JayjeetAtGithub commented on pull request #10431:
URL: https://github.com/apache/arrow/pull/10431#issuecomment-891525546


   Thanks @westonpace for sharing your thoughts.
   
   > So here is my current understanding. Let me know if this seems off. There 
are two pieces to this.
   > 
   > There is a ceph object class (called Skyhook?) which processes scan tasks 
and lives in a "contrib" directory.
   > 
   > There is a fragment / file format for Arrow that understands how to send 
scan requests to a ceph storage server in the skyhook format.
   > 
   That is correct.
   
   > These two components aren't tightly coupled.

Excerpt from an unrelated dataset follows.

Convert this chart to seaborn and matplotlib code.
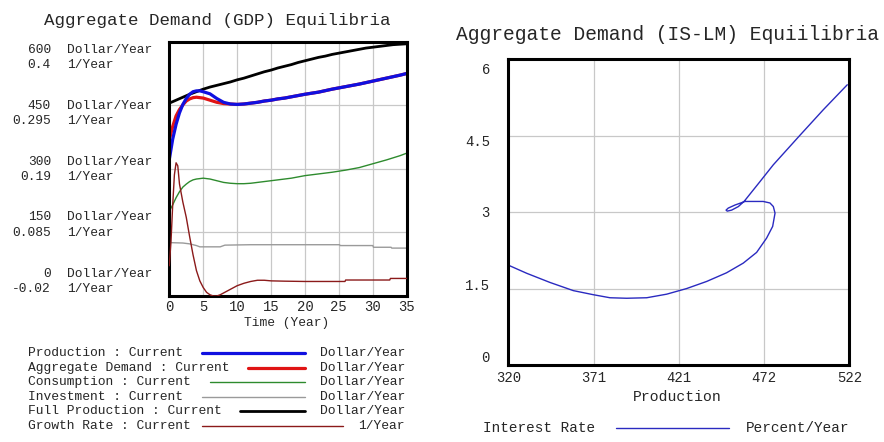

The only source of agreement 
is the Arrow columnar format and this flatbuffers file. So for example (these 
are thought exercises, not things that will necessarily ever happen):
   > 
   > * Ceph could be running an older version of Skyhook built with Arrow 
version X and the dataset client could be running a newer version of Arrow 
version X+N.
   
   Yeah, this could happen. In this case, we need to ensure that the storage 
side understand the `ScanRequest` language in which the client sends requests 
and can also the serialize tables in a buffer format understandable/supported 
by the client.
   
   > * Skyhook could switch to some other library entirely in the future and as 
long as it continued to respect the flatbuffers format it would continue to 
work.
   
   Similar as above I guess.
   
   > * A different non-arrow library (or an Arrow implementation in a different 
language) could decide to start sending requests to Skyhook and as long as they 
agreed upon the flatbuffers and arrow columnar format everything would continue 
to work.
   
   Yes, as along as both the client and server agrees upon the same send and 
receive protocol, they should work fine.
   
   > Given the above I think the proper place for this flatbuffers file to live 
is in the same directory as the ceph object class. This flatbuffers file is the 
API for skyhook.
   
   I agree. This is the send API for skyhook.
   
   > Then, for building everything, the make files for that directory could 
produce two artifacts: A ceph object class and a small C++ "client library" 
which is just the output of the flatbuffers compiler.
   > Or you could skip the "client library" step and add an extra build step 
for the datasets module which runs the flatbuffers compiler.
   
   Could you please explain this part a little more?